◆ Task statement
All of the data should be output character for character, except the pictures.

☆ ☆ ☆

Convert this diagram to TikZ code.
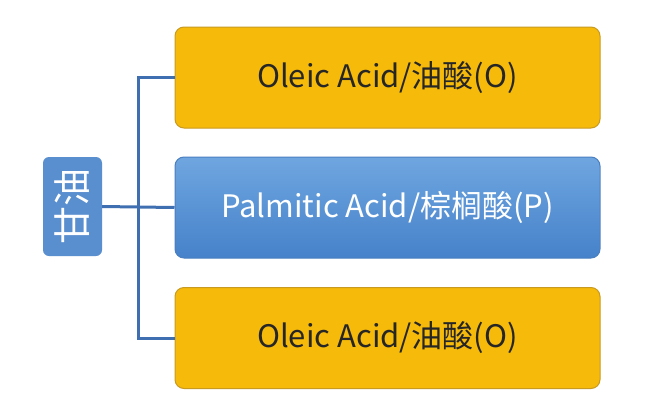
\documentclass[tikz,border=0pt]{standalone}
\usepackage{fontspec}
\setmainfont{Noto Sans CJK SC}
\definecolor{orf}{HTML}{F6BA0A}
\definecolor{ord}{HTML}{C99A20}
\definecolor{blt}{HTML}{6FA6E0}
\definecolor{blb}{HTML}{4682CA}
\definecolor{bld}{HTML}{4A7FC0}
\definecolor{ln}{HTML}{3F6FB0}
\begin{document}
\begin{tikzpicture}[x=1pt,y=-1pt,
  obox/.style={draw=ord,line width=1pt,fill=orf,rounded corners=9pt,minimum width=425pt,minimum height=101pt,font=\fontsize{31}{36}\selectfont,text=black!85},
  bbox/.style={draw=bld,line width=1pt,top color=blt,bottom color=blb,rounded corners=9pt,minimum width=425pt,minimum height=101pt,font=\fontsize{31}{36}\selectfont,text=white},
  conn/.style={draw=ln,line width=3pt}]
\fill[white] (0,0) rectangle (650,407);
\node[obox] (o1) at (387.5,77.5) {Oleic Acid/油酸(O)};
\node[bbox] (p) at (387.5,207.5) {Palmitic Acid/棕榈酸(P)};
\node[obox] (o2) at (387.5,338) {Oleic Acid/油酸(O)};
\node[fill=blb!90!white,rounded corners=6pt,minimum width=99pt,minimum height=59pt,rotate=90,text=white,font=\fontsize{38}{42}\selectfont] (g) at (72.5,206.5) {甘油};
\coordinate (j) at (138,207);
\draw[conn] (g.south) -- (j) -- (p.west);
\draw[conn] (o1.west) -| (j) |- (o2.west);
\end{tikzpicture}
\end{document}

☆ ☆ ☆

◆ Task output
Convert this diagram to TikZ code.
\documentclass[tikz,border=0pt]{standalone}
\usepackage{fontspec}
\setmainfont{Noto Sans CJK SC}
\definecolor{orf}{HTML}{F6BA0A}
\definecolor{ord}{HTML}{C99A20}
\definecolor{blt}{HTML}{6FA6E0}
\definecolor{blb}{HTML}{4682CA}
\definecolor{bld}{HTML}{4A7FC0}
\definecolor{ln}{HTML}{3F6FB0}
\begin{document}
\begin{tikzpicture}[x=1pt,y=-1pt,
  obox/.style={draw=ord,line width=1pt,fill=orf,rounded corners=9pt,minimum width=425pt,minimum height=101pt,font=\fontsize{31}{36}\selectfont,text=black!85},
  bbox/.style={draw=bld,line width=1pt,top color=blt,bottom color=blb,rounded corners=9pt,minimum width=425pt,minimum height=101pt,font=\fontsize{31}{36}\selectfont,text=white},
  conn/.style={draw=ln,line width=3pt}]
\fill[white] (0,0) rectangle (650,407);
\node[obox] (o1) at (387.5,77.5) {Oleic Acid/油酸(O)};
\node[bbox] (p) at (387.5,207.5) {Palmitic Acid/棕榈酸(P)};
\node[obox] (o2) at (387.5,338) {Oleic Acid/油酸(O)};
\node[fill=blb!90!white,rounded corners=6pt,minimum width=99pt,minimum height=59pt,rotate=90,text=white,font=\fontsize{38}{42}\selectfont] (g) at (72.5,206.5) {甘油};
\coordinate (j) at (138,207);
\draw[conn] (g.south) -- (j) -- (p.west);
\draw[conn] (o1.west) -| (j) |- (o2.west);
\end{tikzpicture}
\end{document}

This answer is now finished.